Internals of UramArray

The UramArray class aims to help users to achive faster update rate to data stored in URAM blocks.

Work Flow

bit field

This module enables fast data update by creating a small history cache of recently written data in register beside the URAM blocks. Upon data read, it will lookup the address in recent writes, and forward the result if match is found.

It also provides a handy interface for initializing multiple URAM blocks used as an array in parallel.

Storage Layout

URAM blocks have fixed width of 72-bit, so our storage layout depends on how wide each element is.

When the data element has no more than 72bits, the helper class will try to store as many as possible within 72bits and pad zeros when space is left. For example, to store 20k 16-bit elements, 2 URAMs would be used, as each line can store 4 elements and each URAM has fixed depth of 4k.
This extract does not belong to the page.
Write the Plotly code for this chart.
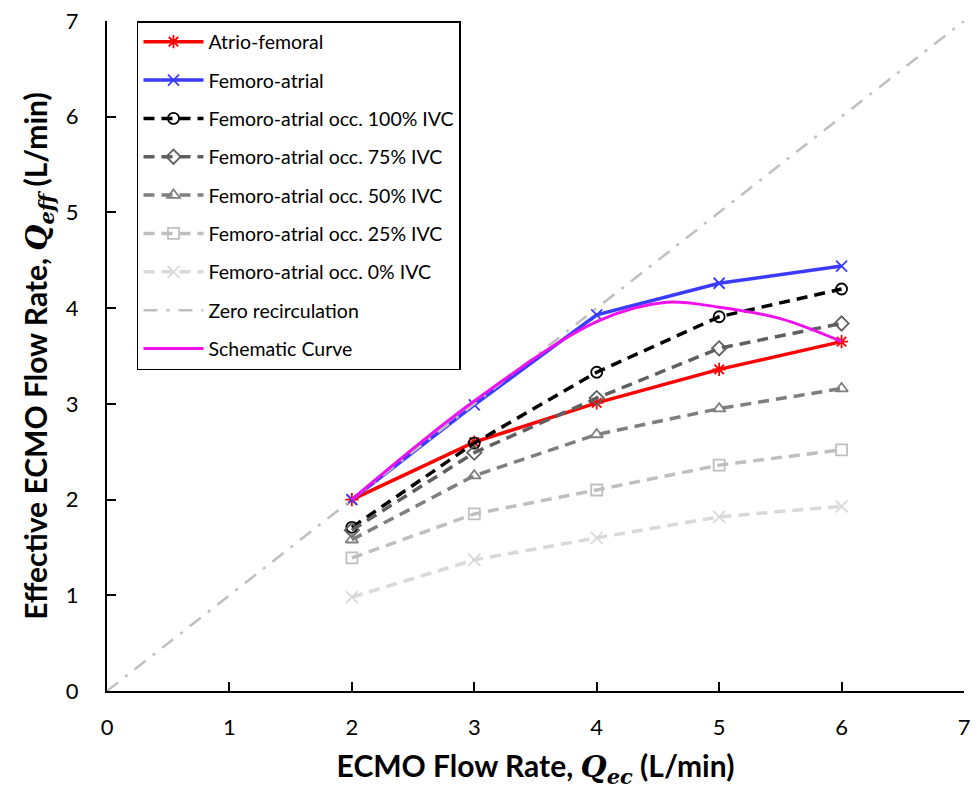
import plotly.graph_objects as go

x_flow = [2, 3, 4, 5, 6]
atrio_femoral = [2.00, 2.60, 3.01, 3.36, 3.65]
femoro_atrial = [2.00, 2.99, 3.93, 4.26, 4.44]
occ_100 = [1.71, 2.59, 3.33, 3.91, 4.20]
occ_75 = [1.68, 2.49, 3.06, 3.58, 3.84]
occ_50 = [1.58, 2.25, 2.68, 2.95, 3.16]
occ_25 = [1.39, 1.85, 2.10, 2.36, 2.52]
occ_0 = [0.98, 1.37, 1.60, 1.82, 1.93]

zero_x = [0, 7]
zero_y = [0, 7]

schem_x = [2, 3, 4, 4.55, 5, 5.5, 6]
schem_y = [2.00, 3.03, 3.86, 4.06, 4.01, 3.89, 3.65]

FONT = "Lato"
DASH = "11px,7px"

fig = go.Figure()

def add(name, x, y, color, symbol, dash="solid", width=3.5, msize=10, mode="lines+markers", shape="linear", mwidth=1.8):
    fig.add_trace(go.Scatter(
        x=x, y=y, name=name, mode=mode, legendgroup=name,
        line=dict(color=color, width=width, dash=dash, shape=shape),
        marker=dict(symbol=symbol, size=msize, color=color,
                    line=dict(color=color, width=mwidth)),
    ))

add("Atrio-femoral", x_flow, atrio_femoral, "#FF0000", "asterisk-open", msize=11)
add("Femoro-atrial", x_flow, femoro_atrial, "#3B3BFF", "x-thin-open", msize=11)
add("Femoro-atrial occ. 100% IVC", x_flow, occ_100, "#000000", "circle-open", dash=DASH, msize=11)
add("Femoro-atrial occ. 75% IVC", x_flow, occ_75, "#5F5F5F", "diamond-open", dash=DASH, msize=11)
add("Femoro-atrial occ. 50% IVC", x_flow, occ_50, "#7F7F7F", "triangle-up-open", dash=DASH, msize=11)
add("Femoro-atrial occ. 25% IVC", x_flow, occ_25, "#BFBFBF", "square-open", dash=DASH, msize=11)
add("Femoro-atrial occ. 0% IVC", x_flow, occ_0, "#D9D9D9", "x-thin-open", dash=DASH, msize=12)
fig.add_trace(go.Scatter(
    x=zero_x, y=zero_y, name="Zero recirculation", mode="lines", legendgroup="zero",
    line=dict(color="#BFBFBF", width=2.5, dash="14px,9px,3px,9px"),
))
fig.add_trace(go.Scatter(
    x=schem_x, y=schem_y, name="Schematic Curve", mode="lines", legendgroup="schem",
    line=dict(color="#EE11EE", width=3, shape="spline", smoothing=1.0),
))

qstyle = "font-family:'DejaVu Serif';font-style:italic"
fig.update_layout(
    width=976, height=789,
    margin=dict(l=107, r=12, t=21, b=98),
    paper_bgcolor="white", plot_bgcolor="white",
    font=dict(family=FONT, size=22, color="black"),
    showlegend=True,
    legend=dict(
        x=0.035, y=1.0, xanchor="left", yanchor="top",
        bordercolor="black", borderwidth=1.5, bgcolor="white",
        font=dict(family=FONT, size=19.5, color="black"),
        tracegroupgap=10, itemwidth=60,
    ),
    xaxis=dict(
        range=[0, 7], dtick=1, showgrid=False, zeroline=False,
        showline=True, linecolor="black", linewidth=2, automargin=False,
        ticks="inside", ticklen=9, tickwidth=2, tickcolor="black",
        tickfont=dict(family=FONT, size=22), ticklabelstandoff=16,
        title=dict(text=f"<b>ECMO Flow Rate, <span style=\"{qstyle}\">Q</span><sub><span style=\"{qstyle}\">ec</span></sub> (L/min)</b>",
                   font=dict(family=FONT, size=30), standoff=17),
    ),
    yaxis=dict(
        range=[0, 7], dtick=1, showgrid=False, zeroline=False,
        showline=True, linecolor="black", linewidth=2, automargin=False,
        ticks="inside", ticklen=9, tickwidth=2, tickcolor="black",
        tickfont=dict(family=FONT, size=22), ticklabelstandoff=22,
        title=dict(text=f"<b>Effective ECMO Flow Rate, <span style=\"{qstyle}\">Q</span><sub><span style=\"{qstyle}\">eff</span></sub> (L/min)</b>",
                   font=dict(family=FONT, size=30), standoff=9),
    ),
)

fig.write_html("out.html", config={"displayModeBar": False},
               post_script="document.body.style.margin='0';document.body.style.padding='0';")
When the data element has more than 72bits, the helper class will use line of multiple URAM blocks to store each element. This ensures that each cycle we can initiate an element access. So to store 10k 128-bit elements, 6 URAM blocks are required.

Resources

The hardware resources for 10k elements in post-Vivado report are listed in table below:

Hardware resources for URAM
_WData URAM FF LUT Latency clock(ns)
64 3 3215 1868 10243 2.046
128 6 4000 2457 10243 2.046